Opinion writer

Either out of desperation, or out of the mistaken belief that the Supreme Court nominee had to convince conservative viewers of his innocence (it’s the Senate GOP moderates who must be won over), Judge Brett M. Kavanaugh shed any hint of judicial temperament on Monday night. He went right to the most partisan outlet, Fox News, which has been likened to “state TV.” He seemed a bit ill at ease in his role as victim during the softball interview. He teared up. He said he wouldn’t be chased out of the confirmation process. In doing so, he debased himself and the highest court.

By going to Fox News before appearing again before the Senate Judiciary Committee, he sank to the level of political partisan. As he claimed his growing list of accusers were . . . were what? — All loons? All partisans? — he made clear that he is not acting like an innocent man nor a judge. An innocent man and one of fine judicial temperament would demand an investigation to clear his name. An innocent man and a man steeped in due process and fair play would denounce reprehensible stunts such as trying to blame a completely innocent person using nothing but an old yearbook and Zillow. Such a man would not make a mawkish plea for sympathy, but rather, insist on a rigorous investigation of the facts.

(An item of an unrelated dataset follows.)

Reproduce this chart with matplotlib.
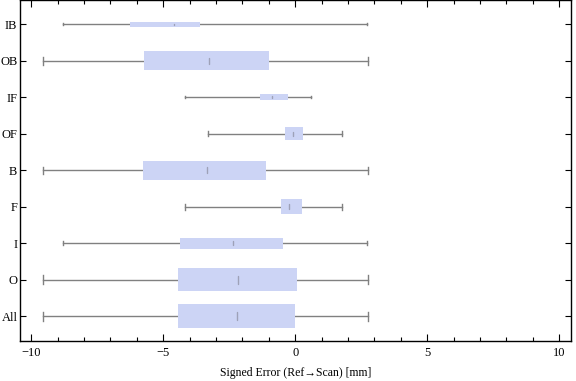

Democrats will, of course, want to question Kavanaugh carefully on the details of his accusers’ allegations, his drinking habits and his association with a misogynistic fraternity at Yale. They will want to know whether he is telling the truth when he says students at Yale and Georgetown Prep say he didn’t do what he is accused of doing. (At best, some people don’t recall being in his presence.) But they should also bear down on his conduct during the confirmation proceedings with questions such as these:

  • Why did you not insist that your entire public record be opened up for review? Wouldn’t that have given Americans greater confidence in your fitness?
  • Thinking back once more, are you sure you “don’t recall” emails of a sexual nature from former judge Alex Kozinski? Are you aware other clerks did? Were you not included on an email list? If other clerks recall receiving these emails, why do you suppose you didn’t? You were close to the judge, right? Did you save emails from Kozinski?
  • Why have you not offered to take a lie detector test, as Christine Blasey Ford has? Why don’t you want all the accusers and witnesses identified in media reports to be interviewed by the FBI?
  • Is the FBI in charge of background checks for Supreme Court nominees? Does the FBI have the expertise and experience in researching the details of nominees’ lives — even events distant in time?
  • Is it true that many victims of sexual assault don’t come forward at all, or for decades? Will you condemn and disassociate yourself from Republicans’ remarks challenging your accusers’ credibility because they did not report alleged attacks years ago?
  • Is Ed Whelan a friend? Describe his role in your confirmation. Did he or any third party tell you that there was an effort to advance a defense of “mistaken identity”? Will you condemn and disassociate yourself from Whelan’s baseless accusation against a former classmate of yours?
  • Many states have done away with statutes of limitations for sex crimes. Why?
  • Do you believe Ford was sexually assaulted? Do you believe she would actually forget the identity of her attacker? Is she lying?
  • What about Deborah Ramirez? Is she lying? How do you account for reports of students who were discussing the incident by email? Are they all lying?
  • You have tried to characterize your drinking as nothing out of the ordinary. How do you explain the replete references to drinking in your high school yearbook? Your Yale roommate says you were an aggressive drunk. Is he lying?
  • Why did you go on Fox News rather than first testifying before this committee? Who advised you? Why did you choose Fox? Did Bill Shine advise you as to how to talk and/or gesture? Who said your wife should appear? Did you practice for that interview? Why did you not choose another network? Did you know the questions ahead of time? Did you choose that network because you were confident you wouldn’t be aggressively questioned?

In sum, Democrats should make clear that, in his hunger to sit on the Supreme Court, Kavanaugh has further politicized an already broken confirmation system and has done damage to the court. His indifference to transparency and fact-finding in favor of hardball political theatrics alone should be grounds for rejecting his nomination.